489 N.E.2d 143 | Ind. Ct. App. | 1986

ON PETITION FOR REHEARING

BUCHANAN, Chief Judge.

McDonald's petition for rehearing raises several questions concerning our earlier opinion, which appeared as Metropolitan Bd. of Zoning Appeals v. McDonald's Corp. (1985), Ind.App., 481 N.E.2d 141, asserting in particular that we failed to address whether denial of a requested sign height variance constitutes denial of equal protection. We take this opportunity to expand upon our holding, and deny rehearing.

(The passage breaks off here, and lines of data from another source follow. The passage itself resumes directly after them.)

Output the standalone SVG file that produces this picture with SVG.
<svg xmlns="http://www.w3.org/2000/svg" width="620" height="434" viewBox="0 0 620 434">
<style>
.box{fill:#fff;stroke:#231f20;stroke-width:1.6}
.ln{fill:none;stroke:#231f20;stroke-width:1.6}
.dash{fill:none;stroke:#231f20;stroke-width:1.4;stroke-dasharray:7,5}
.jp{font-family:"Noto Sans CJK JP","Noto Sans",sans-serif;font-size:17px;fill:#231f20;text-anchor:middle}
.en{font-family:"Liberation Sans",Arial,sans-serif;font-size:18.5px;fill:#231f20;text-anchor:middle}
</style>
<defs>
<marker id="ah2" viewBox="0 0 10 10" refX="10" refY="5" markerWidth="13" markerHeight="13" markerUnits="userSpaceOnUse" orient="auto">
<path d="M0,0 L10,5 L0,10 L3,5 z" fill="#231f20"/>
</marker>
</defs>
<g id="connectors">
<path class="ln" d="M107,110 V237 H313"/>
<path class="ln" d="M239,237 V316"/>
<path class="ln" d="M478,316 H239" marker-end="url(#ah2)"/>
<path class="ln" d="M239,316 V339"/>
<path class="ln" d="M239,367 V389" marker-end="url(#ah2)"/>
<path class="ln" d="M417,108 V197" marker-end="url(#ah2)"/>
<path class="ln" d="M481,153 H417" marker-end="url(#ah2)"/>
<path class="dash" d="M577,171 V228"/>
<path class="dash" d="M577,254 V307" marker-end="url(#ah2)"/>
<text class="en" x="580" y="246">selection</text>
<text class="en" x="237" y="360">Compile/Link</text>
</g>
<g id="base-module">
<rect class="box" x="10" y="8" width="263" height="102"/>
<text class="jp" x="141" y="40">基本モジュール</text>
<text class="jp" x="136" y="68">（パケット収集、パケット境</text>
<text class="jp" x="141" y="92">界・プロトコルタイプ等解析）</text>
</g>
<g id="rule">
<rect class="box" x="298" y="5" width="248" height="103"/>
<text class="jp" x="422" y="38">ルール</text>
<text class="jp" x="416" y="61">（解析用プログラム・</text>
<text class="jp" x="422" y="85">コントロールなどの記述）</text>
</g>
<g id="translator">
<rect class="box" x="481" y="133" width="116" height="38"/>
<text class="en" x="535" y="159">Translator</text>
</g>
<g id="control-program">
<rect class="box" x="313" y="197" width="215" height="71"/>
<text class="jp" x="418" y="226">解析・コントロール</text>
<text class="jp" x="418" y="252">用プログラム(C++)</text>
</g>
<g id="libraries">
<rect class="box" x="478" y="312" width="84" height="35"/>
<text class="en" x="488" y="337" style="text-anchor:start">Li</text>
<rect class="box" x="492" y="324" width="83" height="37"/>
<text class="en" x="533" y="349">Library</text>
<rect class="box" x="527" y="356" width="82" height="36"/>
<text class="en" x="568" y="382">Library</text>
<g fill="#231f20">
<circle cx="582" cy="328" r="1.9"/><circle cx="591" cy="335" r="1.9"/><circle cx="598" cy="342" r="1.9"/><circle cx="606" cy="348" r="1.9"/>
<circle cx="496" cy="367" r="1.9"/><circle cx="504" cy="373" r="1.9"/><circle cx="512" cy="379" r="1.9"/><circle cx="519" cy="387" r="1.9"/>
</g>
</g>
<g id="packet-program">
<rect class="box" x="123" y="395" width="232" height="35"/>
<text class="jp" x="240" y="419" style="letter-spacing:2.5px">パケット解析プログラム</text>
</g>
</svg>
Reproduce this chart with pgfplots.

In its petition, McDonald's asserts that we misapprehended its claim that a denial of its requested sign height variance was an uncompensated taking and a denial of equal protection. We held that McDonald's failed to prove an unconstitutional taking occurred because there was no showing that the zoning ordinance prevented use of the property for any reasonable purpose. See Metropolitan Bd. of Zoning Appeals v. Gateway Corp. (1971), 256 Ind. 326, 268 N.E.2d 736. In addition, McDonald's argues that similarly situated businesses have received sign height variances because of obstructions. The denial of the variance, McDonald's asserts, is thus a denial of equal protection.

The question presented to the Board was whether a pre-existing building obstructed the view of McDonald's sign. Conflicting evidence on this issue was presented to the Board and later to the trial court. We therefore held that the Board's decision, that no obstruction existed, was proper. We also concluded that other evidence which was presented to the trial court was improper because it raised a new factual *144question. Therefore, McDonald's did not establish that its restaurant was similarly situated with other businesses receiving sign height variances because it failed to prove that an obstruction existed. Stated differently, McDonald's argument fails because it did not present evidence to the Board which framed an equal protection question. See id.

Even if we assume, arguendo, that McDonald's established that its commercial sign was obstructed, the evidence which McDonald's offered was insufficient as a matter of law to prove that it was denied equal protection. "The mere fact that one property owner is denied a variance while others similarly situated are granted variances does not, in itself, suffice to establish that the difference in result is due either to impermissible discrimination or to arbitrary action." Cowan v. Kern (1977), 41 NY.2d 591, 595, 363 N.E.2d 305, 307, 394 N.Y.S.2d 579, 581. The Board is given broad discretion in granting variances, discretion which is not made more limited by its exercise. Id. Only in extreme cases, when the grant of variances is frequent and under similar circumstances, does the denial of a variance create an inference of unfair discrimination. Id.

McDonald's showed only that, since February 21, 1972, (the effective date of the tall sign ordinance) four variances have been granted on the basis of obstructions. Record at 214-69; Appellee's Brief at 6. Of these, one variance was initially denied by the Board and was granted only on the order of the Marion County Cireuit Court. The grant of three or four sign height variances during the course of several years is not so frequent as to permit the inference that the Board arbitrarily denied McDonald's request for a variance. Cf. Cowan, supra (Area variance, requested for purpose of constructing house on substandard lot, was not arbitrarily denied when petitioner showed that two similarly situated landowners received variances.).

The petition for rehearing is denied.

SHIELDS, J., concurs. NEAL, J. (sitting by designation), concurs.